_Actually_ hearing the shape of a drum The problem of hearing the shape of a drum is well known as a mathematical problem.
But what about as a problem of (1) physics and (2) human perception?
Suppose you have the kind of membrane used with a kettle drum but without the kettle.  One musician tries to adjust the pitch and loudness, etc., so that the square one and the circular one sound as similar as possible; an opposing musician is allowed to hear but not to see, and tries to identify the round one and the square one by the sound.  And so on with other shapes.
And if unaided human perception doesn't work, how much analysis can be done with electronic gadgets?
Later note: I find a comment below, saying this isn't actually a mathematical question.  As I pointed out below, an answer might bear upon the mathematics. A simple-minded stereotype says mathematics can shed light on the things it's applied to, but not vice-versa. But that is known to be an error.
 A: This famous paper has experimentally tested the two different shapes with mathematically equivalent spectra. The caveat is that the experiment was not acoustic, they have measured microwave resonance frequencies instead. There is a freely available paper that quotes some of their results, see Fig. 3.7 on page 12 for equivalent standing wave patterns.
This might not quite answer your question directly but gives a sense of what can be achieved with "electronic gadgets".
A: The solution of any initial problem for a vibrating drum can be represented as a superposition of natural modes (i.e. eigen-modes). The corresponding eigen-values would be referred to as the natural frequencies. When you kick the drum you end up exciting one or several eigen-modes. The specific amplitudes of these modes depend on your initial condition (the way you kick the drum). However, realistic loading would tend to happen relatively slowly and, therefore, result in higher-frequency modes having smaller amplitudes. The resulting sound would normally be dominated by one of the lowest-frequency modes of the drum, with the higher-frequency modes contributing to the resulting timbre.
Suppose that you have a round drum. Its sound, for the majority of realistic initial conditions, will be dominated by its lowest frequency eigen-mode. Hence, someone trying to make an audibly-indistinguishable square drum will first have to match their lowest natural frequencies. However, there is absolutely no reason why this would also match their second and higher natural frequencies. Thus, such drums would have the same "dominant" tone, but different timbre, making them easily distinguishable even by untrained ear.

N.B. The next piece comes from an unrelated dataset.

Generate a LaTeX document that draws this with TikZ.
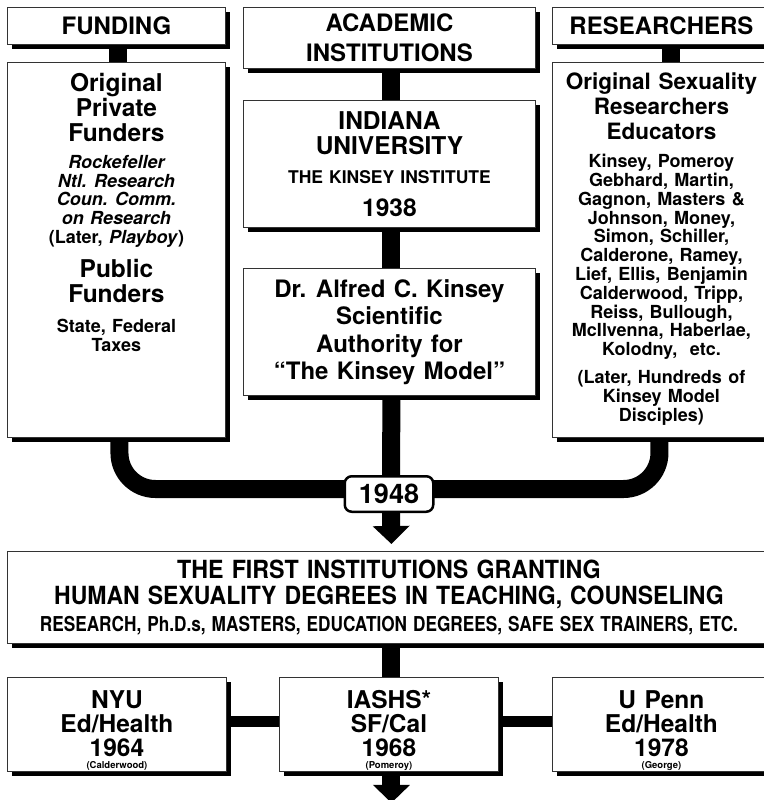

However, if you are allowed to change the shape in a wider range, say, consider rectangular drums, you will be able to match 2 (for rectangle), 3, and more lowest modes (for more complicated shapes). The resulting timbre of these drums can be made much closer to each other and, at some point, untrained, or even trained, ear will become unable to tell the difference.
Keep in mind that I implicitly assumed here that the we can always reproduce the specific distribution of the amplitudes of natural modes for both drums. This means, however, that to achieve the same sound you are likely to need to kick different drums in a different fashion.